Jordan Davis

Personal information
- Full name: Jordan Davis
- Date of birth: January 21, 1983 (age 43)
- Place of birth: Salt Lake City, Utah, United States
- Height: 5 ft 10 in (1.78 m)
- Position: Midfielder

Youth career
- 2002: Charleston Southern Buccaneers
- 2003–2005: Georgia State Panthers

Senior career*
- Years: Team / Apps / (Gls)
- 2003: Columbus Shooting Stars / 13 / (1)
- 2004: Richmond Kickers Future / 1 / (0)
- 2006–2008: Atlanta Silverbacks U23s / 34 / (2)
- 2011–2012: Atlanta Silverbacks / 35 / (1)
- 2013–2015: Georgia Revolution FC

Managerial career
- 2016: Peachtree City MOBA

= Jordan Davis (soccer) =

American soccer player and manager

Jordan Davis (born January 21, 1983) is an American former soccer player and former manager of the PDL's Peachtree City MOBA.

==Career==

===College and amateur===
Davis grew up in Peachtree City, Georgia, and attended Starr's Mill High School and began his college soccer at Charleston Southern University, transferring to Georgia State University before his sophomore season. During his college years Davis also played with the Columbus Shooting Stars and the Richmond Kickers Future in the USL Premier Development League.

===Professional===
Undrafted out of college, Davis joined the Atlanta Silverbacks organization as a player and coach, playing three more seasons in the USL Premier Development League for the Silverbacks' PDL affiliate, Atlanta Silverbacks U23s. He went on to play three seasons for the Silverbacks in the PDL, leading the team in minutes played, before leaving when the entire Silverbacks organization went on hiatus at the end of the 2008 season.
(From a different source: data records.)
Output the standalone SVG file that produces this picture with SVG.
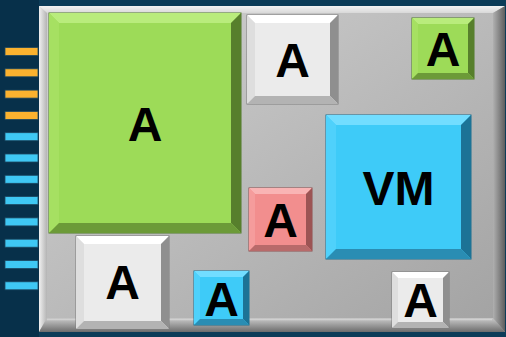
<svg xmlns="http://www.w3.org/2000/svg" width="506" height="337" viewBox="0 0 506 337">
<defs>
<linearGradient id="boardFace" x1="0" y1="0" x2="1" y2="1">
<stop offset="0" stop-color="#d2d2d2"/>
<stop offset="1" stop-color="#a2a2a2"/>
</linearGradient>
<linearGradient id="boardBottom" x1="0" y1="0" x2="0" y2="1">
<stop offset="0" stop-color="#c4c4c4"/>
<stop offset="0.2" stop-color="#b8b8b8"/>
<stop offset="1" stop-color="#6c6c6c"/>
</linearGradient>
<linearGradient id="boardRight" x1="0" y1="0" x2="1" y2="0">
<stop offset="0" stop-color="#b0b0b0"/>
<stop offset="1" stop-color="#5e5e5e"/>
</linearGradient>
<linearGradient id="boardTop" x1="0" y1="0" x2="0" y2="1">
<stop offset="0" stop-color="#f4f4f4"/>
<stop offset="1" stop-color="#d8d8d8"/>
</linearGradient>
<linearGradient id="boardLeft" x1="0" y1="0" x2="1" y2="0">
<stop offset="0" stop-color="#f0f0f0"/>
<stop offset="1" stop-color="#b4b4b4"/>
</linearGradient>
<style>
.lbl{font-family:"Liberation Sans",Arial,sans-serif;font-weight:bold;font-size:48px;fill:#000;text-anchor:middle}
.strip-o{fill:#fbb22f;stroke:#1c4660;stroke-width:0.8}
.strip-b{fill:#3fc8f4;stroke:#1c4660;stroke-width:0.8}
.g .f{fill:#9ddb58;stroke:#4f7a28;stroke-width:1}
.g .t{fill:#b9ec7c}.g .l{fill:#a6e062}.g .r{fill:#577f2c}.g .b{fill:#6c9a38}
.w .f{fill:#ebebeb;stroke:#7d7d7d;stroke-width:1}
.w .t{fill:#ffffff}.w .l{fill:#dedede}.w .r{fill:#8f8f8f}.w .b{fill:#b3b3b3}
.c .f{fill:#3ecbf8;stroke:#1b6f90;stroke-width:1}
.c .t{fill:#72ddff}.c .l{fill:#4fd1fb}.c .r{fill:#1c7396}.c .b{fill:#2a8db3}
.p .f{fill:#f28e8e;stroke:#8f4c4c;stroke-width:1}
.p .t{fill:#f9b4b4}.p .l{fill:#f59c9c}.p .r{fill:#9c5454}.p .b{fill:#b86a6a}
</style>
</defs>
<rect x="0" y="0" width="506" height="337" fill="#0c3c58"/>
<rect x="0" y="0" width="39" height="337" fill="#07304a"/>
<g id="strips">
<rect class="strip-o" x="5" y="47.5" width="33" height="8"/>
<rect class="strip-o" x="5" y="68.8" width="33" height="8"/>
<rect class="strip-o" x="5" y="90.1" width="33" height="8"/>
<rect class="strip-o" x="5" y="111.4" width="33" height="8"/>
<rect class="strip-b" x="5" y="132.7" width="33" height="8"/>
<rect class="strip-b" x="5" y="154" width="33" height="8"/>
<rect class="strip-b" x="5" y="175.3" width="33" height="8"/>
<rect class="strip-b" x="5" y="196.6" width="33" height="8"/>
<rect class="strip-b" x="5" y="217.9" width="33" height="8"/>
<rect class="strip-b" x="5" y="239.2" width="33" height="8"/>
<rect class="strip-b" x="5" y="260.5" width="33" height="8"/>
<rect class="strip-b" x="5" y="281.8" width="33" height="8"/>
</g>
<g id="board">
<rect x="39" y="6" width="466" height="326" fill="url(#boardFace)"/>
<polygon points="39,6 505,6 493,13 47,13" fill="url(#boardTop)"/>
<polygon points="39,6 47,13 47,318 39,332" fill="url(#boardLeft)"/>
<polygon points="505,6 505,332 493,318 493,13" fill="url(#boardRight)"/>
<polygon points="39,332 505,332 493,318 47,318" fill="url(#boardBottom)"/>
<line x1="47" y1="319.5" x2="492" y2="319.5" stroke="#d0d0d0" stroke-width="1.5"/>
</g>
<g id="nodeA1" class="g">
<rect class="f" x="49" y="13" width="192" height="220"/>
<polygon class="t" points="49,13 241,13 231,23 59,23"/>
<polygon class="l" points="49,13 59,23 59,223 49,233"/>
<polygon class="r" points="241,13 241,233 231,223 231,23"/>
<polygon class="b" points="49,233 241,233 231,223 59,223"/>
<rect x="59" y="23" width="172" height="200" fill="#9ddb58"/>
<text class="lbl" x="145" y="141">A</text>
</g>
<g id="nodeA2" class="w">
<rect class="f" x="247" y="15" width="91" height="89"/>
<polygon class="t" points="247,15 338,15 330,23 255,23"/>
<polygon class="l" points="247,15 255,23 255,96 247,104"/>
<polygon class="r" points="338,15 338,104 330,96 330,23"/>
<polygon class="b" points="247,104 338,104 330,96 255,96"/>
<rect x="255" y="23" width="75" height="73" fill="#ebebeb"/>
<text class="lbl" x="292.5" y="77">A</text>
</g>
<g id="nodeA3" class="g">
<rect class="f" x="412" y="18" width="62" height="61"/>
<polygon class="t" points="412,18 474,18 468,24 418,24"/>
<polygon class="l" points="412,18 418,24 418,73 412,79"/>
<polygon class="r" points="474,18 474,79 468,73 468,24"/>
<polygon class="b" points="412,79 474,79 468,73 418,73"/>
<rect x="418" y="24" width="50" height="49" fill="#9ddb58"/>
<text class="lbl" x="443" y="66">A</text>
</g>
<g id="nodeVM" class="c">
<rect class="f" x="326" y="115" width="145" height="144"/>
<polygon class="t" points="326,115 471,115 461,125 336,125"/>
<polygon class="l" points="326,115 336,125 336,249 326,259"/>
<polygon class="r" points="471,115 471,259 461,249 461,125"/>
<polygon class="b" points="326,259 471,259 461,249 336,249"/>
<rect x="336" y="125" width="125" height="124" fill="#3ecbf8"/>
<text class="lbl" x="398.5" y="205">VM</text>
</g>
<g id="nodeA4" class="p">
<rect class="f" x="249" y="188" width="63" height="63"/>
<polygon class="t" points="249,188 312,188 306,194 255,194"/>
<polygon class="l" points="249,188 255,194 255,245 249,251"/>
<polygon class="r" points="312,188 312,251 306,245 306,194"/>
<polygon class="b" points="249,251 312,251 306,245 255,245"/>
<rect x="255" y="194" width="51" height="51" fill="#f28e8e"/>
<text class="lbl" x="280.5" y="237">A</text>
</g>
<g id="nodeA5" class="w">
<rect class="f" x="76" y="236" width="93" height="93"/>
<polygon class="t" points="76,236 169,236 161,244 84,244"/>
<polygon class="l" points="76,236 84,244 84,321 76,329"/>
<polygon class="r" points="169,236 169,329 161,321 161,244"/>
<polygon class="b" points="76,329 169,329 161,321 84,321"/>
<rect x="84" y="244" width="77" height="77" fill="#ebebeb"/>
<text class="lbl" x="122.5" y="299">A</text>
</g>
<g id="nodeA6" class="c">
<rect class="f" x="194" y="271" width="55" height="54"/>
<polygon class="t" points="194,271 249,271 243,277 200,277"/>
<polygon class="l" points="194,271 200,277 200,319 194,325"/>
<polygon class="r" points="249,271 249,325 243,319 243,277"/>
<polygon class="b" points="194,325 249,325 243,319 200,319"/>
<rect x="200" y="277" width="43" height="42" fill="#3ecbf8"/>
<text class="lbl" x="221.5" y="316">A</text>
</g>
<g id="nodeA7" class="w">
<rect class="f" x="392" y="272" width="57" height="56"/>
<polygon class="t" points="392,272 449,272 443,278 398,278"/>
<polygon class="l" points="392,272 398,278 398,322 392,328"/>
<polygon class="r" points="449,272 449,328 443,322 443,278"/>
<polygon class="b" points="392,328 449,328 443,322 398,322"/>
<rect x="398" y="278" width="45" height="44" fill="#ebebeb"/>
<text class="lbl" x="420.5" y="317">A</text>
</g>
<g id="connectors"/>
</svg>
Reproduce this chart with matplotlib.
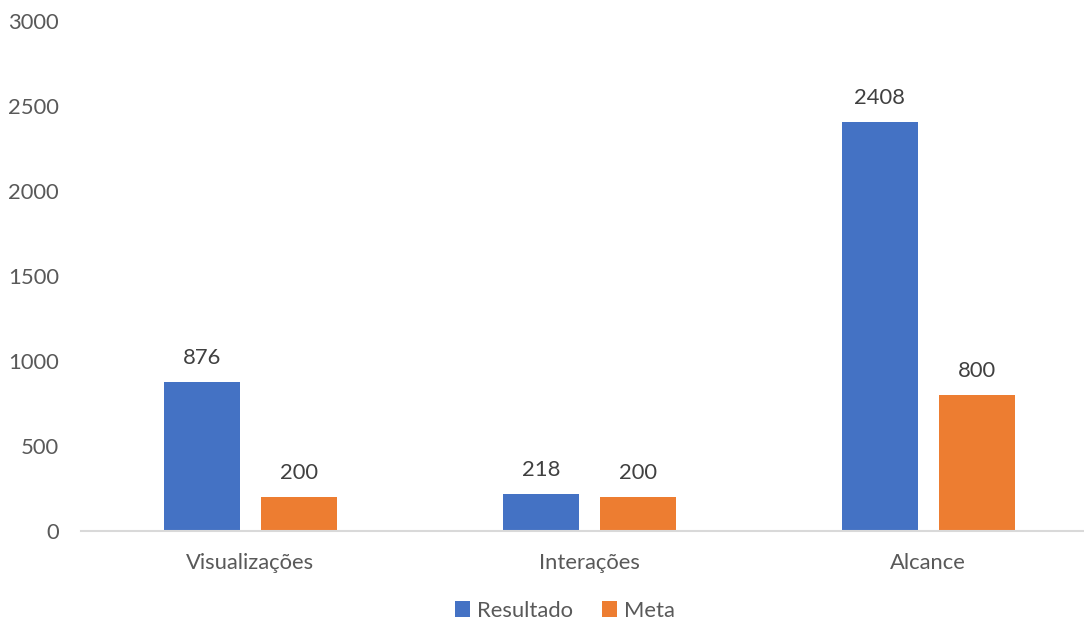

After serving as the Director of Coaching for the Coweta Cannons youth soccer club in Newnan, Georgia and an assistant coach at Clayton State University, Davis returned to the professional ranks in 2011 when signed with the reformed Atlanta Silverbacks for their debut season in the North American Soccer League. He made his debut for his new team on April 9, 2011, in a game against the NSC Minnesota Stars

Davis was the U13/15/17 Boys Program Director for the Southern Soccer Academy. He also served as an assistant coach for the women's soccer program at the University of West Georgia.

=== Manager ===
Jordan Davis was hired by the Peachtree City MOBA football club of the Premier Development League as the first manager for the organization on January 20, 2016. The expansion club is based is Peachtree City, Georgia, where Davis played high school soccer. Following the 2016 season, Davis departed the team due to conflicts with his youth club.